August 1, 2019 at 2:04 pm

46-year-old Palestinian Mahmoud Katusa was charged with the kidnap and rape of a seven-year-old Israeli girl from an ultra-Orthodox West Bank settlement

A Palestinian who was wrongly accused of raping an Israeli child will sue Israel Police for its negligent handling of the investigation, which led to him spending 55 days in detention.

In June, Mahmoud Katusa – a 46-year-old Palestinian from the West Bank village of Deir Qadis – was charged with the kidnap and rape of a seven-year-old Israeli girl from an illegal West Bank settlement.

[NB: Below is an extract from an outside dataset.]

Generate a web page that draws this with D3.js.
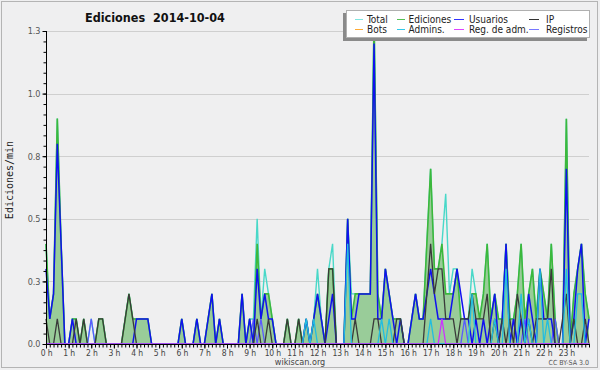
<!DOCTYPE html>
<html><head><meta charset="utf-8">
<script src="https://cdn.jsdelivr.net/npm/d3@7"></script>
<style>
body{margin:0;background:#efeff0;}
svg{display:block;}
.cf{font-family:"DejaVu Sans Condensed","DejaVu Sans",sans-serif;font-stretch:condensed;}
</style></head>
<body><svg id="c" width="600" height="370"></svg>
<script>
// ---- data: 10-minute bins, 0:00 .. 24:00 (145 points) ----
const hourLabels = ["0 h","1 h","2 h","3 h","4 h","5 h","6 h","7 h","8 h","9 h","10 h","11 h","12 h","13 h","14 h","15 h","16 h","17 h","18 h","19 h","20 h","21 h","22 h","23 h"];
const yTickValues = [0, 0.25, 0.5, 0.75, 1.0, 1.25];
const yTickLabels = ["0.0","0.3","0.5","0.8","1.0","1.3"];

const total = [
0.4,0.1,0.2,0.9,0.4,0,  0,0.1,0.1,0,0.1,0,  0.1,0,0.1,0.1,0,0,  0,0,0,0.1,0.2,0.1,
0.1,0.1,0.1,0.1,0,0,  0,0,0,0,0,0,  0.1,0,0,0,0.1,0,  0,0.1,0.2,0,0.1,0,
0,0,0,0,0.2,0,  0.1,0.1,0.5,0.1,0.3,0.2,  0.1,0,0,0,0.1,0,  0,0.1,0,0.1,0,0.1,
0.3,0.1,0,0.3,0.4,0,  0,0,0.5,0.2,0.2,0.2,  0.2,0.2,0.2,1.3,0.2,0.1,  0.3,0.2,0.1,0.1,0.1,0,
0,0.1,0.2,0.1,0.1,0.4,  0.7,0.3,0.3,0.4,0.6,0.2,  0.3,0.3,0.1,0.1,0.1,0.3,  0.2,0.1,0.2,0.4,0.1,0.2,
0.1,0.1,0.4,0.1,0.1,0.2,  0.4,0.1,0.2,0.3,0.1,0.3,  0.2,0.1,0.4,0.1,0,0,  0.9,0,0.2,0.3,0.4,0.2,
0.1];
const ediciones = [
0.4,0.1,0.2,0.9,0.4,0,  0,0.1,0.1,0,0.1,0,  0,0,0.1,0.1,0,0,  0,0,0,0.1,0.2,0.1,
0.1,0.1,0.1,0.1,0,0,  0,0,0,0,0,0,  0.1,0,0,0,0.1,0,  0,0.1,0.2,0,0.1,0,
0,0,0,0,0.2,0,  0.1,0,0.4,0.1,0.2,0.2,  0.1,0,0,0,0.1,0,  0,0.1,0,0.1,0,0.1,
0.2,0.1,0,0.3,0.3,0,  0,0,0.5,0.1,0.2,0.2,  0.2,0.2,0.2,1.3,0.2,0.1,  0.3,0.2,0.1,0.1,0.1,0,
0,0.1,0.2,0.1,0.1,0.4,  0.7,0.3,0.3,0.4,0.2,0.2,  0.2,0.3,0.1,0.1,0.1,0.2,  0.2,0.1,0.2,0.4,0.1,0.2,
0.1,0.1,0.4,0.1,0.1,0.2,  0.4,0.1,0.2,0.3,0.1,0.3,  0.2,0.1,0.4,0.1,0,0,  0.9,0,0.2,0.3,0.4,0.2,
0.1];
const usuarios = [
0.3,0.1,0.2,0.8,0.4,0,  0,0.1,0,0,0,0,  0,0,0,0,0,0,  0,0,0,0,0,0,
0.1,0.1,0.1,0.1,0,0,  0,0,0,0,0,0,  0.1,0,0,0,0.1,0,  0,0.1,0.2,0,0.1,0,
0,0,0,0,0.2,0,  0.1,0,0.3,0.1,0.2,0.1,  0.1,0,0,0,0,0,  0,0,0,0.1,0,0.1,
0.2,0.1,0,0.1,0.2,0,  0,0,0.5,0.1,0.1,0.2,  0.2,0.2,0.2,1.2,0.1,0.1,  0.3,0.2,0.1,0,0.1,0,
0,0.1,0.2,0.1,0.1,0.2,  0.3,0.2,0.1,0.1,0.1,0.1,  0.2,0.3,0.2,0.1,0.1,0,  0.1,0,0.1,0,0.1,0.2,
0,0.1,0.4,0,0.1,0,  0.1,0,0.2,0.1,0,0.3,  0.1,0.1,0.1,0,0,0,  0.7,0,0.1,0.3,0.4,0,
0.1];
const ip = [
0.1,0,0,0.1,0,0,  0,0,0.1,0,0.1,0,  0,0,0.1,0.1,0,0,  0,0,0,0.1,0.2,0.1,
0,0,0,0,0,0,  0,0,0,0,0,0,  0,0,0,0,0,0,  0,0,0,0,0,0,
0,0,0,0,0,0,  0,0,0.1,0,0,0.1,  0,0,0,0,0.1,0,  0,0.1,0,0,0,0,
0,0,0,0.3,0.3,0,  0,0,0,0,0.1,0,  0,0,0,0.1,0.1,0,  0,0,0,0.1,0.1,0,
0,0,0,0,0,0.2,  0.4,0.2,0.3,0.3,0.1,0.1,  0.1,0,0.1,0.1,0.1,0.2,  0.1,0.1,0.1,0.2,0,0.1,
0,0.1,0,0.1,0,0.2,  0.1,0,0.1,0,0.1,0.1,  0.1,0.1,0.3,0,0,0.1,  0.2,0,0.1,0,0,0.1,
0];
const bots = [
0,0,0,0,0,0, 0,0,0,0,0,0, 0,0,0,0,0,0, 0,0,0,0,0,0,
0,0,0,0,0,0, 0,0,0,0,0,0, 0,0,0,0,0,0, 0,0,0,0,0,0,
0,0,0,0,0,0, 0,0,0,0,0,0, 0,0,0,0,0,0, 0,0,0,0,0,0,
0,0,0,0,0,0, 0,0,0,0,0,0, 0,0,0,0,0,0, 0,0,0,0,0,0,
0,0,0,0,0,0, 0,0,0,0,0,0, 0,0,0,0,0,0, 0,0,0,0,0,0,
0,0,0,0,0,0, 0,0,0,0,0,0, 0,0,0,0,0,0, 0,0,0,0,0,0,
0];
const admins = [
0,0,0,0,0,0, 0,0,0,0,0,0, 0,0,0,0,0,0, 0,0,0,0,0,0,
0,0,0,0,0,0, 0,0,0,0,0,0, 0,0,0,0,0,0, 0,0,0,0,0,0,
0,0,0,0,0,0, 0,0,0,0,0,0, 0,0,0,0,0,0, 0,0,0,0.1,0,0.1,
0,0,0,0,0,0, 0,0,0.4,0,0,0, 0,0,0,0,0,0.1, 0,0.1,0,0,0,0,
0,0,0,0,0,0, 0.1,0,0,0,0,0, 0,0,0,0,0,0.2, 0,0,0,0,0,0.1,
0,0,0.3,0,0,0, 0.2,0,0.1,0,0,0.3, 0,0.1,0,0,0,0, 0.3,0,0,0.2,0.2,0,
0];
const regAdm = [
0,0,0,0,0,0, 0,0,0,0,0,0, 0,0,0,0,0,0, 0,0,0,0,0,0,
0,0,0,0,0,0, 0,0,0,0,0,0, 0,0,0,0,0,0, 0,0,0,0,0,0,
0,0,0,0,0,0, 0,0,0,0,0,0, 0,0,0,0,0,0, 0,0,0,0,0,0,
0,0,0,0,0,0, 0,0,0,0,0,0, 0,0,0,0,0,0, 0,0,0,0,0,0,
0,0,0,0,0,0, 0,0,0,0.1,0,0, 0,0,0,0,0,0, 0,0,0,0,0,0,
0,0,0,0,0,0, 0,0,0,0,0,0, 0,0,0,0,0,0, 0,0,0,0,0,0,
0];
const registros = [
0,0,0,0,0,0, 0,0,0,0,0,0, 0.1,0,0,0,0,0, 0,0,0,0,0,0,
0,0,0,0,0,0, 0,0,0,0,0,0, 0,0,0,0,0,0, 0,0,0,0,0,0,
0,0,0,0,0,0, 0,0.1,0,0.1,0,0, 0,0,0,0,0,0, 0,0,0,0,0,0,
0,0,0,0,0,0, 0,0,0,0,0,0, 0,0,0,0,0,0, 0,0,0,0,0,0,
0,0,0,0,0,0, 0,0,0,0,0,0, 0,0,0,0.1,0,0, 0,0,0,0,0,0,
0,0,0,0,0.1,0, 0,0.1,0,0,0,0, 0,0,0,0.1,0,0, 0,0,0,0,0,0,
0];

const legendNames = ["Total","Ediciones","Usuarios","IP","Bots","Admins.","Reg. de adm.","Registros"];
const legendColors = ["#7fe6e0","#55c055","#3333ff","#333333","#ffaa33","#33c8e8","#dd44ff","#7777ff"];

// ---- drawing ----
const svg = d3.select("#c");
const W = 600, H = 370;
const x = d3.scaleLinear().domain([0, 144]).range([46, 589]);
const y = d3.scaleLinear().domain([0, 1.25]).range([344, 31]);

svg.append("rect").attr("x",0).attr("y",0).attr("width",W).attr("height",H).attr("fill","#efeff0");
svg.append("rect").attr("x",1.5).attr("y",1.5).attr("width",596).attr("height",366)
  .attr("fill","none").attr("stroke","#b4b4b4");

// grid
svg.append("g").selectAll("line").data(yTickValues.slice(1)).join("line")
  .attr("x1",x(0)).attr("x2",x(144)).attr("y1",d=>Math.round(y(d))+0.5).attr("y2",d=>Math.round(y(d))+0.5)
  .attr("stroke","#cfcfcf").attr("stroke-width",1);

const line = arr => d3.line().x((d,i)=>x(i)).y(d=>y(d))(arr);
const area = d3.area().x((d,i)=>x(i)).y0(y(0)).y1(d=>y(d));

// total (back)
svg.append("path").attr("d",line(total)).attr("fill","none").attr("stroke","#48d8c8").attr("stroke-width",1.4);
// ediciones area + line
svg.append("path").attr("d",area(ediciones)).attr("fill","#99cc99").attr("stroke","none");
svg.append("path").attr("d",line(ediciones)).attr("fill","none").attr("stroke","#3cb83c").attr("stroke-width",1.6);
svg.append("path").attr("d",line(bots)).attr("fill","none").attr("stroke","#ffaa33").attr("stroke-width",1.2);
svg.append("path").attr("d",line(registros)).attr("fill","none").attr("stroke","#5a5aff").attr("stroke-width",1.3);
svg.append("path").attr("d",line(usuarios)).attr("fill","none").attr("stroke","#1010f0").attr("stroke-width",1.5);
svg.append("path").attr("d",line(ip)).attr("fill","none").attr("stroke","#3a3a3a").attr("stroke-width",1.3);
svg.append("path").attr("d",line(admins)).attr("fill","none").attr("stroke","#22bde0").attr("stroke-width",1.3);
svg.append("path").attr("d",line(regAdm)).attr("fill","none").attr("stroke","#cc33ff").attr("stroke-width",1.3);

// axes
const yMinor = d3.range(0, 31).map(k => k/24);
const gyMinor = svg.append("g").attr("transform","translate(46.5,0)")
  .call(d3.axisLeft(y).tickValues(yMinor).tickSize(3).tickFormat(""));
gyMinor.select(".domain").remove();
const gy = svg.append("g").attr("transform","translate(46.5,0)")
  .call(d3.axisLeft(y).tickValues(yTickValues).tickSize(4).tickPadding(2).tickFormat((d,i)=>yTickLabels[i]));
gy.select(".domain").remove();
gy.selectAll("text").attr("class","cf").attr("font-size",9).attr("fill","#555");
gy.selectAll("line").attr("stroke","#000");
gyMinor.selectAll("line").attr("stroke","#000");

const xMinor = d3.range(0, 145);
const gxMinor = svg.append("g").attr("transform","translate(0,344.5)")
  .call(d3.axisBottom(x).tickValues(xMinor).tickSize(3).tickFormat(""));
gxMinor.select(".domain").remove();
gxMinor.selectAll("line").attr("stroke","#000");
const gx = svg.append("g").attr("transform","translate(0,344.5)")
  .call(d3.axisBottom(x).tickValues(d3.range(0,24).map(h=>h*6)).tickSize(4).tickPadding(1).tickFormat((d,i)=>hourLabels[i]));
gx.select(".domain").remove();
gx.selectAll("line").attr("stroke","#000");
gx.selectAll("text").attr("class","cf").attr("font-size",8.5).attr("letter-spacing",-0.2).attr("fill","#444");

svg.append("line").attr("x1",46.5).attr("x2",46.5).attr("y1",31).attr("y2",345).attr("stroke","#000");
svg.append("line").attr("x1",46).attr("x2",590).attr("y1",344.5).attr("y2",344.5).attr("stroke","#000");

// title & labels
svg.append("text").attr("class","cf").attr("x",85).attr("y",22).attr("font-size",12.5).attr("font-weight","bold")
  .attr("fill","#111").attr("xml:space","preserve").style("white-space","pre").text("Ediciones  2014-10-04");
svg.append("text").attr("transform","translate(13,180) rotate(-90)").attr("text-anchor","middle")
  .attr("font-family","DejaVu Sans Mono, monospace").attr("font-size",10).attr("fill","#222").text("Ediciones/min");
svg.append("text").attr("class","cf").attr("x",300).attr("y",365).attr("text-anchor","middle")
  .attr("font-size",9).attr("fill","#444").text("wikiscan.org");
svg.append("text").attr("class","cf").attr("x",589).attr("y",365).attr("text-anchor","end")
  .attr("font-size",7).attr("fill","#555").text("CC BY-SA 3.0");

// legend
const lg = svg.append("g");
lg.append("rect").attr("x",343).attr("y",13).attr("width",244).attr("height",28).attr("fill","#8a8a8a");
lg.append("rect").attr("x",346.5).attr("y",10.5).attr("width",243).attr("height",27).attr("fill","#fff").attr("stroke","#b0b0b0");
const colSw = [355, 397, 454, 529];
const colTx = [367, 408.5, 469, 546];
legendNames.forEach((n,k)=>{
  const c = k % 4, r = Math.floor(k/4);
  const yy = 19.5 + r*10;
  lg.append("line").attr("x1",colSw[c]).attr("x2",colSw[c] + (c>=2?10:8)).attr("y1",yy).attr("y2",yy)
    .attr("stroke",legendColors[k]).attr("stroke-width",1);
  lg.append("text").attr("class","cf").attr("x",colTx[c]).attr("y",yy+3.5).attr("font-size",10)
    .attr("fill","#222").text(n);
});
</script>
</body></html>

Though the girl’s name and the exact location of the settlement were kept under an Israeli court gag order, the attack was thought to have taken place in Modi’in Ilit, a Haredi settlement not far from Deir Qadis near Israel’s Separation Wall.

The indictment claimed that Katusa had worked at the girl’s school as a maintenance worker, charging that he won her trust by engaging her in conversation and giving her sweets over a prolonged period of time. The case also claimed that on the day of the alleged incident, Katusa dragged the girl to a nearby apartment where he was working and, with the help of Palestinian friends who held her down, raped the child.

However, after multiple discrepancies appeared in the case and Israel Police were found to have withheld crucial evidence which could have exonerated Katusa, the investigation was reopened. Israel Police eventually dropped charges against Katusa, despite detaining him for 55 days.

Now Katusa is suing Israel Police for the time it kept him in detention and for the authorities’ negligent handling of the case. The lawsuit, which is thought to be worth millions of shekels, will also be brought against the teacher who wrongly named Katusa as a suspect.

Katusa’s lawyer, Nashaf Darwish, said in a statement: “This case is a combination of police negligence in investigations and a large amount of racism. The source of the racism started with what the teacher told the mother [of the girl in question].” Though the investigation found evidence that the child was indeed sexually assaulted, it conceded that there was insufficient evidence to charge Katusa.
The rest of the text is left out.